Yale University engineers are claiming to have produced the first crystalline, planar GaN with dimensions of tens of microns on an amorphous substrate.

This accomplishment follows the recent success by engineers at Samsung, who grew nearly crystalline GaN on fused silica.

“The limitation of [Samsung’s] work is that the form of GaN is necessarily pyramid-shaped, with dimensions of a few micrometres,” explains lead-author Benjamin Leung. The size of these crystals, which are not orientated to each other, imposes severe restrictions on both device geometries and non-standard device processing.

Leung and his co-workers form their single-crystal GaN on SiO2/silicon (100) templates by a relatively complex, patented approach that involves the deposition of a textured AlN film and the growth of GaN in a tunnel. The team claims that it can routinely produce single-crystal GaN as large as 10 μm by 20 μm. They believe that this size is big enough for making some devices , including GaN FETs.

“Contemporary heterogeneous integration – for example in silicon photonics – does not emphasize planar wafer bonding or heteroepitaxy, but rather adapting to a new paradigm of preparing device islands or chiplets,” argues Leung. This shift is driving interest in single crystals with dimensions that match the requirements of the device.

“We see tremendous opportunity to realise traditional and novel device structures,” claims Leung, who believes that his team’s technology occupies the middle ground between a top-down approach and a bottom up one. “[It combines] the precise positioning and dimension controls of lithographic procedures with the flexibility and parallelism of a bottom up process.”

The team’s process for forming GaN begins with deposition of a textured AlN film by magnetron sputtering.

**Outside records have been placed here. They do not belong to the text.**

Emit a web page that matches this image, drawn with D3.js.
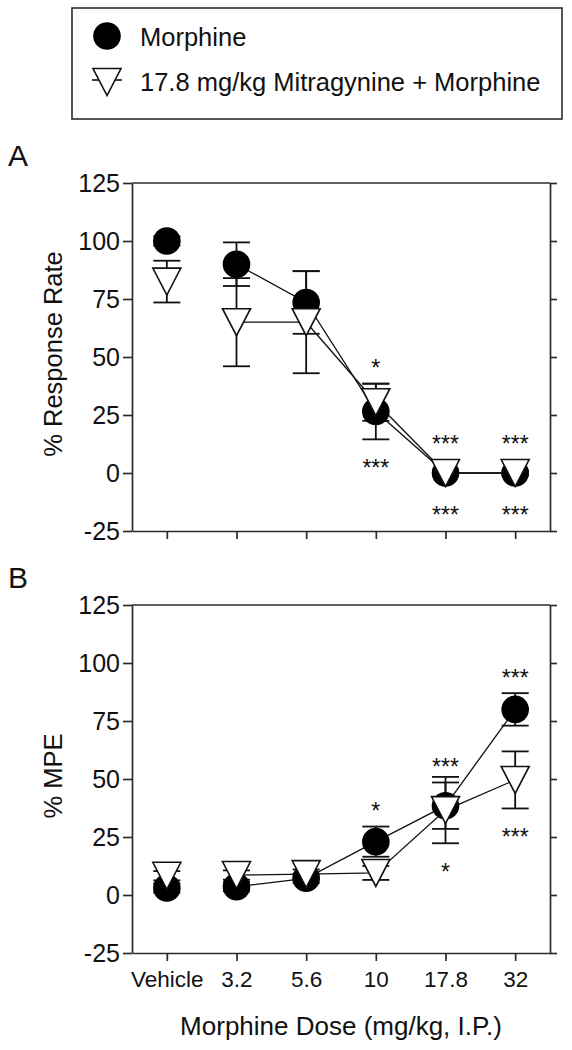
<!DOCTYPE html>
<html>
<head>
<meta charset="utf-8">
<script src="https://cdn.jsdelivr.net/npm/d3@7"></script>
<style>
  html, body { margin: 0; padding: 0; background: #fff; }
  svg { display: block; font-family: "Liberation Sans", Arial, Helvetica, sans-serif; }
</style>
</head>
<body>
<svg id="chart" width="572" height="1050"></svg>
<script>
// ---------- data ----------
const doses = ["Vehicle", "3.2", "5.6", "10", "17.8", "32"];
const yTicks = [-25, 0, 25, 50, 75, 100, 125];
const seriesNames = ["Morphine", "17.8 mg/kg Mitragynine + Morphine"];

// Panel A: % Response Rate
const morphineA = [100, 90, 73.5, 26.5, 0, 0];
const morphineErrA = [2, 9.4, 13.5, 12, 1, 1];
const mitraA = [82.5, 65, 65, 30.5, 0, 0];
const mitraErrA = [9, 19, 22, 8, 1, 1];
const morphineSigA = ["", "", "", "***", "***", "***"];
const mitraSigA = ["", "", "", "*", "***", "***"];

// Panel B: % MPE
const morphineB = [3, 3.6, 7.2, 23, 38.5, 80];
const morphineErrB = [2, 2, 2, 6.5, 10, 7];
const mitraB = [8.3, 8.6, 9, 9.5, 36.6, 49.6];
const mitraErrB = [2, 2, 2, 3, 14.3, 12.3];
const morphineSigB = ["", "", "", "*", "***", "***"];
const mitraSigB = ["", "", "", "", "*", "***"];

// ---------- drawing ----------
const svg = d3.select("#chart");
const AX = "#2b2b2b";
const left = 132, right = 550;
const R = 13.8;            // circle radius
const TW = 28, TH = 27;    // triangle size

const x = d3.scalePoint().domain(doses).range([left, right]).padding(0.5);

function triPath(cx, cy) {
  return `M${cx - TW/2},${cy - TH/2}L${cx + TW/2},${cy - TH/2}L${cx},${cy + TH/2}Z`;
}

function panel(cfg) {
  const y = d3.scaleLinear().domain([-25, 125]).range([cfg.bottom, cfg.top]);
  const g = svg.append("g");

  // left axis
  const la = g.append("g").attr("transform", `translate(${left},0)`)
    .call(d3.axisLeft(y).tickValues(yTicks).tickSize(9).tickSizeOuter(0).tickPadding(3).tickFormat(d => String(d)));
  la.selectAll("text").attr("font-size", 25).attr("fill", "#111").attr("font-family", null);
  // right axis
  g.append("g").attr("transform", `translate(${right},0)`)
    .call(d3.axisRight(y).tickValues(yTicks).tickSize(7).tickSizeOuter(0).tickFormat(""));
  // bottom axis
  const ba = g.append("g").attr("transform", `translate(0,${cfg.bottom})`)
    .call(d3.axisBottom(x).tickSize(8).tickSizeOuter(0).tickPadding(10)
      .tickFormat(cfg.showX ? d => d : ""));
  ba.selectAll("text").attr("font-size", 22.5).attr("fill", "#111").attr("font-family", null);
  // top border
  g.append("line").attr("x1", left).attr("x2", right).attr("y1", y(125)).attr("y2", y(125));
  g.selectAll("path.domain, .tick line, line").attr("stroke", AX).attr("stroke-width", 1.7);

  // panel letter
  g.append("text").attr("x", 8).attr("y", cfg.top - 17).attr("font-size", 30).attr("fill", "#111").text(cfg.letter);

  // y title
  g.append("text").attr("transform", `translate(62,${(cfg.top + cfg.bottom) / 2 - 3}) rotate(-90)`)
    .attr("text-anchor", "middle").attr("font-size", 25.5).attr("fill", "#111").text(cfg.ytitle);

  const idx = d3.range(doses.length);
  const line = d3.line().x(i => x(doses[i]));

  // connecting lines (vehicle not connected)
  const connected = idx.slice(1);
  g.append("path").attr("fill", "none").attr("stroke", "#111").attr("stroke-width", 1.3)
    .attr("d", line.y(i => y(cfg.m[i]))(connected));
  g.append("path").attr("fill", "none").attr("stroke", "#111").attr("stroke-width", 1.3)
    .attr("d", line.y(i => y(cfg.t[i]))(connected));

  // error bars
  function errBars(vals, errs) {
    const eg = g.append("g").attr("stroke", "#111").attr("stroke-width", 1.8);
    idx.forEach(i => {
      const cx = x(doses[i]);
      const hi = y(vals[i] + errs[i]), lo = y(vals[i] - errs[i]);
      eg.append("line").attr("x1", cx).attr("x2", cx).attr("y1", hi).attr("y2", lo);
      eg.append("line").attr("x1", cx - 13.5).attr("x2", cx + 13.5).attr("y1", hi).attr("y2", hi);
      eg.append("line").attr("x1", cx - 13.5).attr("x2", cx + 13.5).attr("y1", lo).attr("y2", lo);
    });
  }
  errBars(cfg.m, cfg.me);
  errBars(cfg.t, cfg.te);

  // markers
  g.append("g").selectAll("circle").data(idx).join("circle")
    .attr("cx", i => x(doses[i])).attr("cy", i => y(cfg.m[i])).attr("r", R).attr("fill", "#000");
  g.append("g").selectAll("path").data(idx).join("path")
    .attr("d", i => triPath(x(doses[i]), y(cfg.t[i])))
    .attr("fill", "#fff").attr("stroke", "#111").attr("stroke-width", 1.6).attr("stroke-linejoin", "miter");

  // significance stars
  const fs = 23;
  function stars(vals, errs, sig, side, half) {
    idx.forEach(i => {
      if (!sig[i]) return;
      let cy;
      if (side === "above") cy = Math.min(y(vals[i] + errs[i]), y(vals[i]) - half) - 21;
      else cy = Math.max(y(vals[i] - errs[i]), y(vals[i]) + half) + 23;
      g.append("text").attr("x", x(doses[i])).attr("y", cy + 0.58 * fs)
        .attr("text-anchor", "middle").attr("font-size", fs).attr("fill", "#111").text(sig[i]);
    });
  }
  stars(cfg.m, cfg.me, cfg.ms, cfg.mSide, R);
  stars(cfg.t, cfg.te, cfg.ts, cfg.tSide, TH / 2);
}

panel({ top: 183, bottom: 531, letter: "A", ytitle: "% Response Rate", showX: false,
  m: morphineA, me: morphineErrA, t: mitraA, te: mitraErrA,
  ms: morphineSigA, mSide: "below", ts: mitraSigA, tSide: "above" });
panel({ top: 605, bottom: 953, letter: "B", ytitle: "% MPE", showX: true,
  m: morphineB, me: morphineErrB, t: mitraB, te: mitraErrB,
  ms: morphineSigB, mSide: "above", ts: mitraSigB, tSide: "below" });

// x title
svg.append("text").attr("x", (left + right) / 2).attr("y", 1035).attr("text-anchor", "middle")
  .attr("font-size", 26).attr("fill", "#111").text("Morphine Dose (mg/kg, I.P.)");

// legend
const lg = svg.append("g");
lg.append("rect").attr("x", 72).attr("y", 8).attr("width", 490).attr("height", 111)
  .attr("fill", "#fff").attr("stroke", AX).attr("stroke-width", 1.6);
lg.append("circle").attr("cx", 107).attr("cy", 36).attr("r", R).attr("fill", "#000");
lg.append("line").attr("x1", 92).attr("x2", 122).attr("y1", 80).attr("y2", 80).attr("stroke", "#111").attr("stroke-width", 1.6);
lg.append("path").attr("d", triPath(107, 82)).attr("fill", "#fff").attr("stroke", "#111").attr("stroke-width", 1.6);
lg.selectAll("text.leg").data(seriesNames).join("text").attr("class", "leg")
  .attr("x", 140).attr("y", (d, i) => 46 + i * 45).attr("font-size", 25.5).attr("fill", "#111").text(d => d);
</script>
</body>
</html>
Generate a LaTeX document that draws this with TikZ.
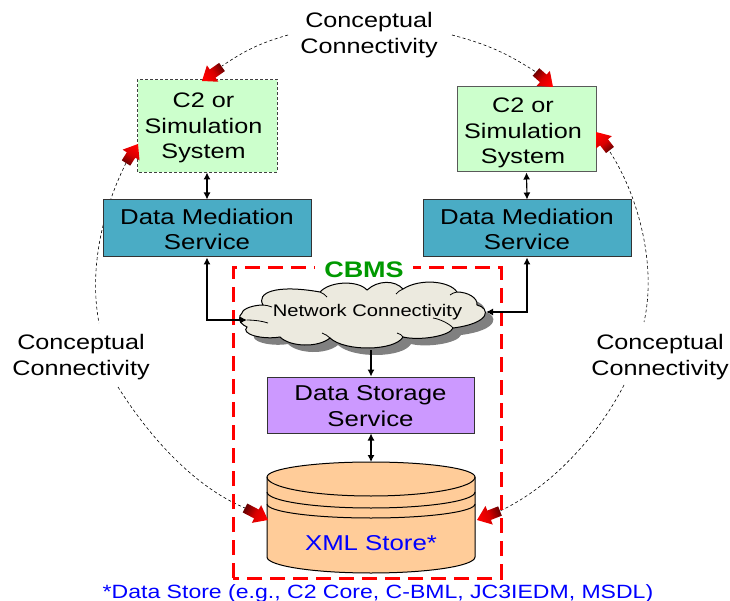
\documentclass[tikz,border=0pt]{standalone}
\usepackage{fontspec}
\setmainfont[FakeStretch=1.2]{Liberation Sans}
\usetikzlibrary{arrows.meta}
\definecolor{sysgreen}{HTML}{CCFFCC}
\definecolor{medblue}{HTML}{4AACC5}
\definecolor{storepurple}{HTML}{CC99FF}
\definecolor{xmlorange}{HTML}{FFCC99}
\definecolor{cloudfill}{HTML}{ECEADF}
\definecolor{cbmsgreen}{HTML}{009900}
\definecolor{deepred}{HTML}{660000}
\newcommand{\blockarrow}[4]{%
  \pgfmathsetmacro{\dxx}{#1-#3}\pgfmathsetmacro{\dyy}{#2-#4}%
  \pgfmathsetmacro{\lenn}{veclen(\dxx,\dyy)}%
  \pgfmathsetmacro{\ux}{\dxx/\lenn}\pgfmathsetmacro{\uy}{\dyy/\lenn}%
  \pgfmathsetmacro{\angg}{atan2(-\dyy,\dxx)-90}%
  \shade[top color=red,bottom color=deepred,middle color=red!85!black,shading angle=\angg]
    (#1,#2)
    -- ({#1-13*\ux-10*\uy},{#2-13*\uy+10*\ux})
    -- ({#1-13*\ux-5*\uy},{#2-13*\uy+5*\ux})
    -- ({#3-5*\uy},{#4+5*\ux})
    -- ({#3+5*\uy},{#4-5*\ux})
    -- ({#1-13*\ux+5*\uy},{#2-13*\uy-5*\ux})
    -- ({#1-13*\ux+10*\uy},{#2-13*\uy-10*\ux})
    -- cycle;}
\tikzset{
  lbl/.style={font=\fontsize{21}{25.5}\selectfont,align=center,inner sep=0pt},
  lblwide/.style={font=\fontsize{21.5}{25.5}\selectfont,align=center,inner sep=0pt},
  sysbox/.style={draw=black!65,line width=1pt,fill=sysgreen,inner sep=0pt},
  medbox/.style={draw=black!80,line width=1pt,fill=medblue},
  storebox/.style={draw=black!80,line width=1pt,fill=storepurple},
  concept/.style={lbl,inner sep=1pt},
  arc/.style={black,line width=0.6pt,dash pattern=on 3pt off 2.5pt},
  conn/.style={black,line width=1.1pt,-{Latex[length=7pt,width=7pt]}},
  biconn/.style={black,line width=1.1pt,{Latex[length=7pt,width=7pt]}-{Latex[length=7pt,width=7pt]}},
}
\begin{document}
\begin{tikzpicture}[x=1pt,y=-1pt]
\useasboundingbox (0,0) rectangle (730,601);
% conceptual arcs
\coordinate (tlA) at (288,35); \coordinate (tlB) at (222,66);
\coordinate (trA) at (452,35); \coordinate (trB) at (536,72);
\coordinate (ulA) at (126,163); \coordinate (ulB) at (99,323);
\coordinate (llA) at (118,387); \coordinate (llB) at (245,508);
\coordinate (urA) at (610,152); \coordinate (urB) at (644,322);
\coordinate (lrA) at (624,385); \coordinate (lrB) at (500,511);
\draw[arc] (tlA) to[bend right=9] (tlB);
\draw[arc] (trA) to[bend left=9] (trB);
\draw[arc] (ulA) .. controls (105,205) and (88,265) .. (ulB);
\draw[arc] (llA) .. controls (145,430) and (190,485) .. (llB);
\draw[arc] (urA) .. controls (638,195) and (657,265) .. (urB);
\draw[arc] (lrA) .. controls (600,432) and (555,485) .. (lrB);
% labels
\node[concept] (ctop) at (369,35) {Conceptual\\Connectivity};
\node[concept] (cleft) at (81,357) {Conceptual\\Connectivity};
\node[concept] (cright) at (660,357) {Conceptual\\Connectivity};
% CBMS frame
\draw[red,line width=3pt,dash pattern=on 15pt off 8pt] (233,578) -- (233,268) -- (501,268) -- (501,578) -- cycle;
\node[font=\fontsize{22.5}{25}\bfseries\selectfont,text=cbmsgreen,fill=white,inner xsep=9pt,inner ysep=0pt] (cbms) at (364,270) {CBMS};
% systems
\node[sysbox,draw=none,minimum width=139pt,minimum height=92pt] (sysL) at (207,126) {};
\draw[black!75,line width=1pt,dash pattern=on 3pt off 2pt] (sysL.north west) rectangle (sysL.south east);
\node[lbl] (sysLt) at (203.5,128) {C2 or\\Simulation\\System};
\node[sysbox,minimum width=139pt,minimum height=85pt] (sysR) at (526.5,129.5) {};
\node[lbl] (sysRt) at (523,133) {C2 or\\Simulation\\System};
% mediation
\node[medbox,minimum width=208pt,minimum height=57pt] (medL) at (207,228.5) {};
\node[lblwide] (medLt) at (207,229.5) {Data Mediation\\Service};
\node[medbox,minimum width=208pt,minimum height=57pt] (medR) at (527,228.5) {};
\node[lblwide] (medRt) at (527,229.5) {Data Mediation\\Service};
% cloud
\def\cloudpath{(242,313) .. controls (243,308) and (255,305) .. (263,305)
 .. controls (256,293) and (275,284) .. (320,292)
 .. controls (330,281) and (358,280) .. (367,290)
 .. controls (378,280) and (395,280) .. (403,289)
 .. controls (420,278) and (450,281) .. (457,292)
 .. controls (468,292) and (478,298) .. (477,305)
 .. controls (490,308) and (492,323) .. (453,328)
 .. controls (450,336) and (420,341) .. (403,337)
 .. controls (395,351) and (345,352) .. (330,338)
 .. controls (318,348) and (290,347) .. (280,337)
 .. controls (262,340) and (240,334) .. (247,327)
 .. controls (238,323) and (238,316) .. (242,313)}
\begin{scope}[shift={(8,7)}]
\fill[black!50] \cloudpath -- cycle;
\end{scope}
\draw[black,line width=1pt,fill=cloudfill] \cloudpath -- cycle;
\draw[black,line width=0.8pt] (263,305) .. controls (266,305) and (269,306) .. (272,307);
\draw[black,line width=0.8pt] (247,320) .. controls (254,320) and (262,321) .. (268,323);
\draw[black,line width=0.8pt] (320,292) .. controls (323,293) and (325,295) .. (327,297);
\draw[black,line width=0.8pt] (403,289) .. controls (400,290) and (398,292) .. (396,294);
\draw[black,line width=0.8pt] (457,292) .. controls (454,292) and (452,294) .. (450,295);
\draw[black,line width=0.8pt] (453,328) .. controls (450,324) and (440,319) .. (433,318);
\draw[black,line width=0.8pt] (330,338) .. controls (328,336) and (325,334) .. (322,333);
\draw[black,line width=0.8pt] (403,337) .. controls (402,335) and (400,334) .. (397,333);
\node[font=\fontsize{16.8}{20}\selectfont,inner sep=0pt] (cloud) at (367.5,312.5) {Network Connectivity};
\coordinate (cloudW) at (247,320); \coordinate (cloudE) at (486,312);
\coordinate (cloudS) at (371,350);
% storage
\node[storebox,minimum width=207pt,minimum height=56pt] (store) at (370.5,405) {};
\node[lblwide] (storet) at (370.5,406) {Data Storage\\Service};
% cylinder
\draw[black,line width=1pt,fill=xmlorange] (267,477) -- (267,557) arc[start angle=180,end angle=0,x radius=104,y radius=16] -- (475,477) arc[start angle=0,end angle=-180,x radius=104,y radius=15] -- cycle;
\draw[black,line width=1pt] (267,477) arc[start angle=180,end angle=0,x radius=104,y radius=19];
\draw[black,line width=1pt] (267,492) arc[start angle=180,end angle=0,x radius=104,y radius=16];
\draw[black,line width=1pt] (267,504) arc[start angle=180,end angle=0,x radius=104,y radius=14];
\node[lblwide,text=blue] (xml) at (371,543) {XML Store*};
\coordinate (cylN) at (371,462);
\node[font=\fontsize{19.2}{22}\selectfont,text=blue,inner sep=0pt] (foot) at (378,593.5) {*Data Store (e.g., C2 Core, C-BML, JC3IEDM, MSDL)};
% connectors
\draw[biconn] (sysL.south) -- (medL.north);
\draw[biconn] (sysR.south) -- (medR.north);
\draw[biconn] (medL.south) |- (cloudW);
\draw[biconn] (medR.south) |- (cloudE);
\draw[conn] (cloudS) -- (store.north -| cloudS);
\draw[biconn] (store.south -| cylN) -- (cylN);
% block arrows
\blockarrow{202}{81}{222}{67}
\blockarrow{138}{144}{126}{163}
\blockarrow{553}{87}{536}{72}
\blockarrow{596}{132}{610}{150}
\blockarrow{268}{520}{245}{508}
\blockarrow{477}{520}{500}{511}
\end{tikzpicture}
\end{document}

This film, which is fibrously textured, reduces the degree of freedom in the material from three – randomly ordered – to just one. It features a random in-plane orientation, but includes orientational distribution along the c-axis.

GaN deposited on this AlN film retains this characteristic, and its remaining degree of freedom is eliminated with a method that is refereed to as evolutionary selection. The result is crystalline GaN.

To form this, the AlN-coated wafer is processed into AlN stripes, before a blanket of SiO2 is added and then partially removed to expose one end of the AlN stripes (see Figure). These stripes are etched back so a little material remains, creating a tunnel. GaN is then grown in this tiny cavern, along a direction perpendicular to the surface normal, which is also perpendicular to the growth axis of the initial AlN that provides a textured seed.

The engineers from Yale have formed GaN in a tunnel that is 4 μm wide, 0.65 μm high and 20 μm long. GaN is polycrystalline when it nucleates on GaN, according to electron backscatter diffraction, but it is transformed to a uniform single-crystalline grain over a distance of 4 μm, thanks to evolutionary selection. Plan-view, high-resolution, transmission electron microscopy confirms that GaN is a single crystal, and reveals a hexagonal six-fold arrangement of the wurtzite lattice structure.

Vertical confinement is not optional for forming crystalline GaN. When the researchers have omitted this, polycrystalline GaN is formed along the entire length of the channel.

Leung says that the process that they have developed could be applied to other materials. “Unfortunately, AlN does not grow selectively in an MOCVD process, due to its high sticking coefficient, and it will randomly nucleate on the amorphous substrate.” But many other materials can grow selectively, and should form single crystals with Yale’s process, including InN, GaAs, InP, InAs, ZnO, silicon and germanium.

The team’s goals including extending its technology to other material systems, and demonstrating devices based on this platform.